The virulent nationalism of the CLM leads them into proposing ridiculous, dead end remedies. Because they identify the problem as “Americanization” and not as the capitalist social structure which puts profits for the few ahead of the needs of the many, they end up espousing the inane policy of a ’quota’. “A quota system must be implemented to insure that 85% of faculty will in all departments of Canadian universities be Canadian.” There is no direct link between a professor’s nationality and his ideas; there is no such thing as American ideas. In fact, to call an analysis socialist that doesn’t distinguish between the American ruling class and the American working class is laughable.

However, the metaphysical concept of Canadian nationality is raised to even more ludicrous levels: all foreign professors over the quota level “will be asked to sign a declaration that they will apply for Canadian citizenship”! Applying for citizenship miraculously cleanses American professors of ’colonial ideology’ and imperial scholarship! Professors who Drache and Co. once called “undercover occupation troops of the U.S. Imperialist Army invading our country” would magically become patriots.

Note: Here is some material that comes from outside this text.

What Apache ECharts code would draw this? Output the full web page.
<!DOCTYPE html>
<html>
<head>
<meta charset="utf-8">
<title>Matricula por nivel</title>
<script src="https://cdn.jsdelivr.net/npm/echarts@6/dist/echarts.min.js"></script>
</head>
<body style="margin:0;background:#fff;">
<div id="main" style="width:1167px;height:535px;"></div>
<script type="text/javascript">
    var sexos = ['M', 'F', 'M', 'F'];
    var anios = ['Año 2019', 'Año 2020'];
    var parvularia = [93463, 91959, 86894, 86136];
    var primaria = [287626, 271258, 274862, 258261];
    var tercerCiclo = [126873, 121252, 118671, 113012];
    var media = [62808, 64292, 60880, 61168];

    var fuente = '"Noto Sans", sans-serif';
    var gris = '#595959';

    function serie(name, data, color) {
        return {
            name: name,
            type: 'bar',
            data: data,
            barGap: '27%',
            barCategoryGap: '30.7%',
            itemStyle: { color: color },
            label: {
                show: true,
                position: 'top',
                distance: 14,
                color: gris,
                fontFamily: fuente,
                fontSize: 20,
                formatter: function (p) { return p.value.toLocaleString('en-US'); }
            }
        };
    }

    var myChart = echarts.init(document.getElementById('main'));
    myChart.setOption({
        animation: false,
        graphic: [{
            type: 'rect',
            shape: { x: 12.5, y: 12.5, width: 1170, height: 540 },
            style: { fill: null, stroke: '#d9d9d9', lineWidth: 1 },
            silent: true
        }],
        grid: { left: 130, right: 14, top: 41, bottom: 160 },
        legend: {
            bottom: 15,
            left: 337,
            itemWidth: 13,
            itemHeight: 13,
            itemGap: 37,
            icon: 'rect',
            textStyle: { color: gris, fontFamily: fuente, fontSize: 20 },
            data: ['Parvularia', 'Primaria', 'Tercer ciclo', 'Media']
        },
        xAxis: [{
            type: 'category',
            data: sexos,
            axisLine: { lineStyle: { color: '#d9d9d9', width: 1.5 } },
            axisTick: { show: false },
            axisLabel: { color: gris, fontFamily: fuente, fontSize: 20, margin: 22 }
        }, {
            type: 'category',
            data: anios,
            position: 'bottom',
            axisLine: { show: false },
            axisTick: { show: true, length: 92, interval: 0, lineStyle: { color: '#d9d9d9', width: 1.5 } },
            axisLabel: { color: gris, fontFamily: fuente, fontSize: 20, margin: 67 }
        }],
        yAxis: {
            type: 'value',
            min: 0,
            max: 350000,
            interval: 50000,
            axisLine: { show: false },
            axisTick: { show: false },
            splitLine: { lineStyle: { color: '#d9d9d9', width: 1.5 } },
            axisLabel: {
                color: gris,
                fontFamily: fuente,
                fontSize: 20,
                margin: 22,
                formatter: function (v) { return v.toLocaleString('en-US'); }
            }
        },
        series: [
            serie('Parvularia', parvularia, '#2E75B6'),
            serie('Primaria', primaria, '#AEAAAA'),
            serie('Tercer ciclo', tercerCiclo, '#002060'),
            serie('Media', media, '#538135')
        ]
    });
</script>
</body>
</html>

The Canadian Liberation Movement’s hysterical xenophobia is also evident in a leaflet they handed out to workers protesting against OHSIP (see Canadian Worker, Vol. 1, No. 7). In a lengthy tirade they blamed “US union leaders”, “American unions” and “American unionism” for consistently misleading Canadian union members and keeping a lid on militant struggles in Canada. But again, the determining factor isn’t really nationality. An American-based union that fought in the interests of the working class, that truly represented its members interests, would be far better than a sell-out Canadian union. Because almost all unions (and therefore almost all American unions) are dominated by a fink leadership is no reason to arbitrarily support Canadian unions over American ones. The CLM is really strong on independent Canadian unions; this results in their support of Bruno Zanini’s fake Concrete Form Union. But, Zanini is one of the worst misleaders in town and his organization, or what’s left of it, is closely tied to DiLorenzo Construction Company!

Who would benefit from the CLM’s paranoic quota system? Not the students – they would get the same mystifiying ideology packaged as ’value-free science’ that they get now. Nor the majority of Canadians – the workers who will continue to be exploited by the capitalist system that will continue to be butressed by its universities. The only benefits will go to that tiny minority of privileged Canadian doctorate-holders, like Danny Drache, who will be guaranteed more secure, higher-paid teaching positions. (A quota means “hiring more young scholars” .)

Who would benefit from turning American unions into Canadian unions instead of fighting sell-out leadership? Not the union members, for they need good working class leadership, not a bureaucrat of a different nationality. The only group to benefit for sure would be the tiny minority of Canadian big-shots who want to be paid even more than now.

The Canadian Liberation Movement complains, “In Europe where most universities require all full-time professors to be citizens, the governments which set these policies are representative of an indigenous ruling class. In Canada, the governments which set these policies so as to facilitate the American takeover of our universities, represent a foreign ruling class.” Are they bemoaning the lack of a truly Canadian ruling class to oppress Canadians? In fact this very thing is what inevitably lies behind a nationalist movement. Such movements are the expression of the class interests of the petty bourgeoisie, intellectuals and small owners, who want to be part of the ruling class but are prevented from their success because of U.S. capitalist control. Their frustration is evident in their bitter attacks on the US, but their aims are often very well hidden, Saying, however, that “The biggest obstacle to turning Canada into a truly free and just society is the American ownership of our resources and industry and the American control of our trade unions, education system, press, etc.”, betrays the desire to convert it into Canadian ownership and control by a Canadian capitalist class.

We have to beware of people like Drache who hide self interest in socialist clothing. In order to improve the lives of the majority of students and workers we must struggle against the system itself – from both places.